INFORMATION SUPPLIED -
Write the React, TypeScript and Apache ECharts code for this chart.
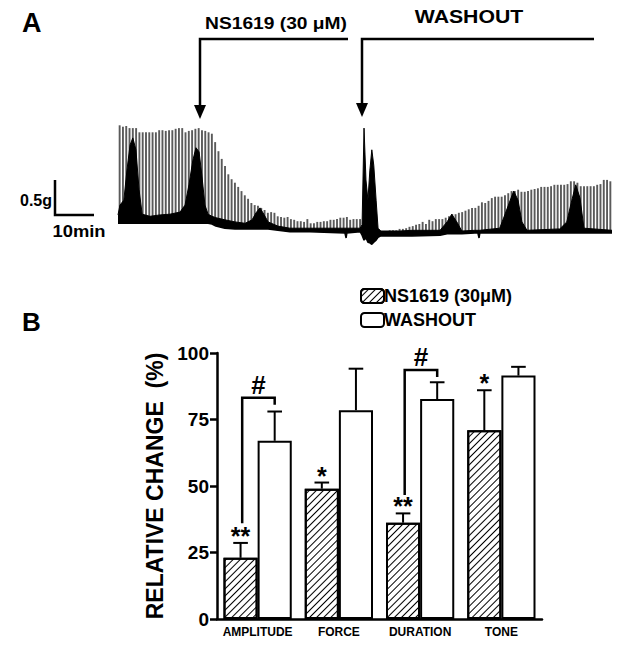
---
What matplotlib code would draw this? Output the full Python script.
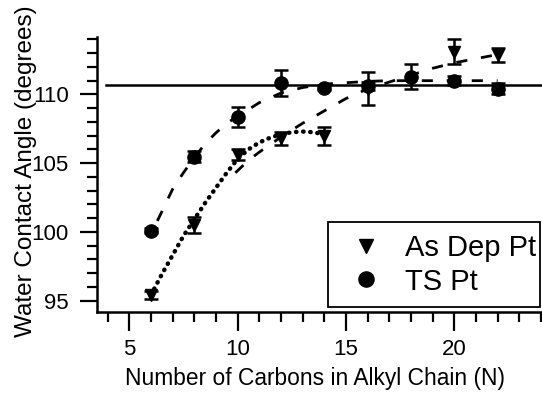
--
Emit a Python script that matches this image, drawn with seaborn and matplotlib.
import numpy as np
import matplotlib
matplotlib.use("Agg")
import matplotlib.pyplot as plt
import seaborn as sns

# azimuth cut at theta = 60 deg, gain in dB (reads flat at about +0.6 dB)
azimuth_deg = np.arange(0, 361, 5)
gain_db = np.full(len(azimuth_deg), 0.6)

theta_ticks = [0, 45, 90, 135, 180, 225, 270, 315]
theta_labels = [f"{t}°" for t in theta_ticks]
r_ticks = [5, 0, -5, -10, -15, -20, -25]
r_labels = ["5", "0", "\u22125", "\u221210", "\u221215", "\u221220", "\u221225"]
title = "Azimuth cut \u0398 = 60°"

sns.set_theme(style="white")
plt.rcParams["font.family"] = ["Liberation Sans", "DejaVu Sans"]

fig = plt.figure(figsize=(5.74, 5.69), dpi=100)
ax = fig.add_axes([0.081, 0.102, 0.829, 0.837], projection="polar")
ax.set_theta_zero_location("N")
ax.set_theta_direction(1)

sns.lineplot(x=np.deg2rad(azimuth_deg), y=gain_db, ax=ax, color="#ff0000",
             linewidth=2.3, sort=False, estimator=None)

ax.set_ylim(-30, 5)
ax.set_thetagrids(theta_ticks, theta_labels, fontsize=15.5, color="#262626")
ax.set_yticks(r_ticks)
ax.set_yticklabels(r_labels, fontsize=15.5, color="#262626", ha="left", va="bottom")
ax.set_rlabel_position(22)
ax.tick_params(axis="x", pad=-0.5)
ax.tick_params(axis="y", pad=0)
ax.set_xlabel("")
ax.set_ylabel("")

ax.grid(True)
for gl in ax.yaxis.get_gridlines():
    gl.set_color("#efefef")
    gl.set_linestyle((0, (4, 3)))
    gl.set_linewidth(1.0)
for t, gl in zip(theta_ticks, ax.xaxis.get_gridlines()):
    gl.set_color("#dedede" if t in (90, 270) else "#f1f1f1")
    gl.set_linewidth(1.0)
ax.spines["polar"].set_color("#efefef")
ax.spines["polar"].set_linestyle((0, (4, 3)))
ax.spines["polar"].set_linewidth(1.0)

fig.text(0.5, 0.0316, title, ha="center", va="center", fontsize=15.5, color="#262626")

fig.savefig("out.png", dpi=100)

SHORT PROBLEM - Give again only the lines that run from the line with "Emit a Python" to the line with "gain_db = np.full(len(azimuth_deg), 0.6)". Include both of those lines exactly as written.

ANSWER BELOW -
Emit a Python script that matches this image, drawn with seaborn and matplotlib.
import numpy as np
import matplotlib
matplotlib.use("Agg")
import matplotlib.pyplot as plt
import seaborn as sns

# azimuth cut at theta = 60 deg, gain in dB (reads flat at about +0.6 dB)
azimuth_deg = np.arange(0, 361, 5)
gain_db = np.full(len(azimuth_deg), 0.6)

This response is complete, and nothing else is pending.